*** DATASET RECORDS ***

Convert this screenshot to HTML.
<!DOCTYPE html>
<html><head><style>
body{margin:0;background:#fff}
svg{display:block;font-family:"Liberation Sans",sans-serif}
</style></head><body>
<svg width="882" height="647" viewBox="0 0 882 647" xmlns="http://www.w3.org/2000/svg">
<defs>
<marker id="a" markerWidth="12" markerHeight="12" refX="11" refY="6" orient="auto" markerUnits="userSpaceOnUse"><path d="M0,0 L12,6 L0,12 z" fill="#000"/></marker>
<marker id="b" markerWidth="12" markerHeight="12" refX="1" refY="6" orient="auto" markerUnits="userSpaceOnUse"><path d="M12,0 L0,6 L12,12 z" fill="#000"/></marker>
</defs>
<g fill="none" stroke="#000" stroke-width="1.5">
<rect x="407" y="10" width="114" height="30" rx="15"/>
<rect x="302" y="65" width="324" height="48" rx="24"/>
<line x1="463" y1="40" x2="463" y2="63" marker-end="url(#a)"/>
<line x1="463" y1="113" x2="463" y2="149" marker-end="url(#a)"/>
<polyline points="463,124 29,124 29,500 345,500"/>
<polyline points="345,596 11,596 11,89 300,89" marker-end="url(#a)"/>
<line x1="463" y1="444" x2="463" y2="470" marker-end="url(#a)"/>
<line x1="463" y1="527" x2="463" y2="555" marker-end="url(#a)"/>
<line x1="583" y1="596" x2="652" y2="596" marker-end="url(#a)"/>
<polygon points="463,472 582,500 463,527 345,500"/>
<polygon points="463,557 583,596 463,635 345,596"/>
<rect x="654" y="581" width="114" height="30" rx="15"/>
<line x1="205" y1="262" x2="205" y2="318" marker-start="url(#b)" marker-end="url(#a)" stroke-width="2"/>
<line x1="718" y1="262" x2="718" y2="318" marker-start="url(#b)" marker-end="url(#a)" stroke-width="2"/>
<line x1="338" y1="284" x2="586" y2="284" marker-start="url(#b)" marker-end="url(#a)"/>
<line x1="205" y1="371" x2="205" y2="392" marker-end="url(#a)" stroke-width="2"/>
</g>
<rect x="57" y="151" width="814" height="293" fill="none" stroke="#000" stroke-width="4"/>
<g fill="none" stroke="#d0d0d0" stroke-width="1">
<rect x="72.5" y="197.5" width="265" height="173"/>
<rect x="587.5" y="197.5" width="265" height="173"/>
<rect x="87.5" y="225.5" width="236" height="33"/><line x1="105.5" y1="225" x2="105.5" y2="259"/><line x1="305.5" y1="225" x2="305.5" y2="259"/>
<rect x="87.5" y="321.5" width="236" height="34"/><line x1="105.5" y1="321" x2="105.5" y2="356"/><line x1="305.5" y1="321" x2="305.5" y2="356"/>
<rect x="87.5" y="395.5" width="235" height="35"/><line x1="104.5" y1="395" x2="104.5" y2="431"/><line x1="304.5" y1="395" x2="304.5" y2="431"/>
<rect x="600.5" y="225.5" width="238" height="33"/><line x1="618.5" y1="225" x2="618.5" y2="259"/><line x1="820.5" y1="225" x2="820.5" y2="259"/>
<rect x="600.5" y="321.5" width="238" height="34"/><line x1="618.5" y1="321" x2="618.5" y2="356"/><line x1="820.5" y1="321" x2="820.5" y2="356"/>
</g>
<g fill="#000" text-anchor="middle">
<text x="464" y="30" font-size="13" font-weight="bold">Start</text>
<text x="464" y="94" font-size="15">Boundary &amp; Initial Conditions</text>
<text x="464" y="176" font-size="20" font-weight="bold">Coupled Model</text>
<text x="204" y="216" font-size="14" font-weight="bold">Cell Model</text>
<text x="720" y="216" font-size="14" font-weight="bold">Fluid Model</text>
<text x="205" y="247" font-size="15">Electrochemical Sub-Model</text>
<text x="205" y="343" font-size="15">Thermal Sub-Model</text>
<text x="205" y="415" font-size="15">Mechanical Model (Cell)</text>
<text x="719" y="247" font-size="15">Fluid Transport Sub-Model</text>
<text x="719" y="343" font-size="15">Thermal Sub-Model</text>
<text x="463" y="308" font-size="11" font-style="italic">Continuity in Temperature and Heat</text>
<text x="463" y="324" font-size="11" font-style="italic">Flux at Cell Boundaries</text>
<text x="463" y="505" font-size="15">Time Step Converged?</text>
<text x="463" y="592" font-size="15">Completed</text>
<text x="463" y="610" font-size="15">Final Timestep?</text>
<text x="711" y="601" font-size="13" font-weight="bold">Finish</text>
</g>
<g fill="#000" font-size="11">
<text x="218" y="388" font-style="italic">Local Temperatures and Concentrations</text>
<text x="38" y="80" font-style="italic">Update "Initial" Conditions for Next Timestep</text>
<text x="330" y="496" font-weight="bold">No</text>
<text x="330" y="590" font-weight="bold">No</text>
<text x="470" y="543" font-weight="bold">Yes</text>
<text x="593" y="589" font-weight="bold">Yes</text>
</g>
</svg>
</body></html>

***
*** DATASET RECORDS ***

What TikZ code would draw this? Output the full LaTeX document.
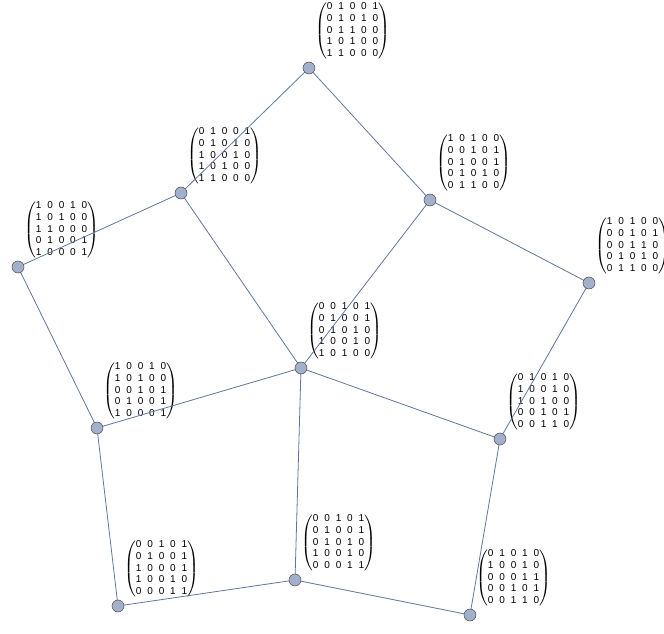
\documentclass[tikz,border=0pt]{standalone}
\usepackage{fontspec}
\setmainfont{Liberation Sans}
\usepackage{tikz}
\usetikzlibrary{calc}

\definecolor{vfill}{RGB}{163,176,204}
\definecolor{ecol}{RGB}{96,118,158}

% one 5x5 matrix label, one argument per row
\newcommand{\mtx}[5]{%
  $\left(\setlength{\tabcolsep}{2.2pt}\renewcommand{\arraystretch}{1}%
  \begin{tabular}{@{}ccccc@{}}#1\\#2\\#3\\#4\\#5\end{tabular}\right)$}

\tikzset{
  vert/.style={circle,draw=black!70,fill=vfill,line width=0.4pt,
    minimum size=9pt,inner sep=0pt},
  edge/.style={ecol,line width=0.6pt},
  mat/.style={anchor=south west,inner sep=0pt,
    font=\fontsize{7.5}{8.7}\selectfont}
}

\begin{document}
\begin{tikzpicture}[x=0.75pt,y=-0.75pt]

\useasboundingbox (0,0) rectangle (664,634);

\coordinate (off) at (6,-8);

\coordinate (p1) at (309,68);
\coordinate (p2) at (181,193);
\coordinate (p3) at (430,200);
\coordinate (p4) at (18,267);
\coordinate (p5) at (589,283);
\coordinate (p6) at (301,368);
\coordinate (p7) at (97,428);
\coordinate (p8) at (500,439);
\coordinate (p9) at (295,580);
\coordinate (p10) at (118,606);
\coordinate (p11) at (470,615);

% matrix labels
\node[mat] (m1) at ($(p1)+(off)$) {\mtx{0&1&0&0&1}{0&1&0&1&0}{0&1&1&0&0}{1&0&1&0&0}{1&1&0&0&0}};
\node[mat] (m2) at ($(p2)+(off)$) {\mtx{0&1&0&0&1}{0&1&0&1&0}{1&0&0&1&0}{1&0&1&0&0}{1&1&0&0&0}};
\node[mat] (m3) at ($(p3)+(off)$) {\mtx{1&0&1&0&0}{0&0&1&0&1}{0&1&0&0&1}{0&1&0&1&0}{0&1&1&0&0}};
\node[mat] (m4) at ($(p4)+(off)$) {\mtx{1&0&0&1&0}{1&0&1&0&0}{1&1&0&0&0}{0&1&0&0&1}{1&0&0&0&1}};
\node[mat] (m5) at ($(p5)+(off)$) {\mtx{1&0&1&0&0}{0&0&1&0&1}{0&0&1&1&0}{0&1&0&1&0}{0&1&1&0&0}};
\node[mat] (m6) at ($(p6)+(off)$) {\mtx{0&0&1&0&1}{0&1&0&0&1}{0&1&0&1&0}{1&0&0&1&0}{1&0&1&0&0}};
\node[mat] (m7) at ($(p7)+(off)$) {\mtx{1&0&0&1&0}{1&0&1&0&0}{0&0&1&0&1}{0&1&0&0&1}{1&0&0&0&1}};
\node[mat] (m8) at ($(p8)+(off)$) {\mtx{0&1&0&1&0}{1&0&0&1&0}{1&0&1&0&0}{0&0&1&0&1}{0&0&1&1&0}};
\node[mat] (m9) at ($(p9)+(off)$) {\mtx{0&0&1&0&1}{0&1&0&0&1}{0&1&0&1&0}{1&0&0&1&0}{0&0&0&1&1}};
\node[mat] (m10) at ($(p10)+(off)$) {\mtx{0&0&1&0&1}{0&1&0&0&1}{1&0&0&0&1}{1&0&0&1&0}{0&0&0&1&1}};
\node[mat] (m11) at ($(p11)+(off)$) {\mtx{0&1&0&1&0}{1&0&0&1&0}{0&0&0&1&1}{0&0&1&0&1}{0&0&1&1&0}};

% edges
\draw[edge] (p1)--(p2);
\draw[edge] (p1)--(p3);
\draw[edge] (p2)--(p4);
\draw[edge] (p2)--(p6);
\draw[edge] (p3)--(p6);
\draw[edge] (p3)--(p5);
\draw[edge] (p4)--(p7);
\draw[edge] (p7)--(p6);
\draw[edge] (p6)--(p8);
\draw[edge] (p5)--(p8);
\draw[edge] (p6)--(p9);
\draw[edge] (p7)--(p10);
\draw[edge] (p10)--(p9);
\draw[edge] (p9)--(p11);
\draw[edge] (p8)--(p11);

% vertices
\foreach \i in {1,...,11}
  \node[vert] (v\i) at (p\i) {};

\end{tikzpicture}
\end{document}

***

[TASK PROMPT]
From the listing above, collect each line in which the string "this" appears.

[FULL OUTPUT]
Convert this screenshot to HTML.
What TikZ code would draw this? Output the full LaTeX document.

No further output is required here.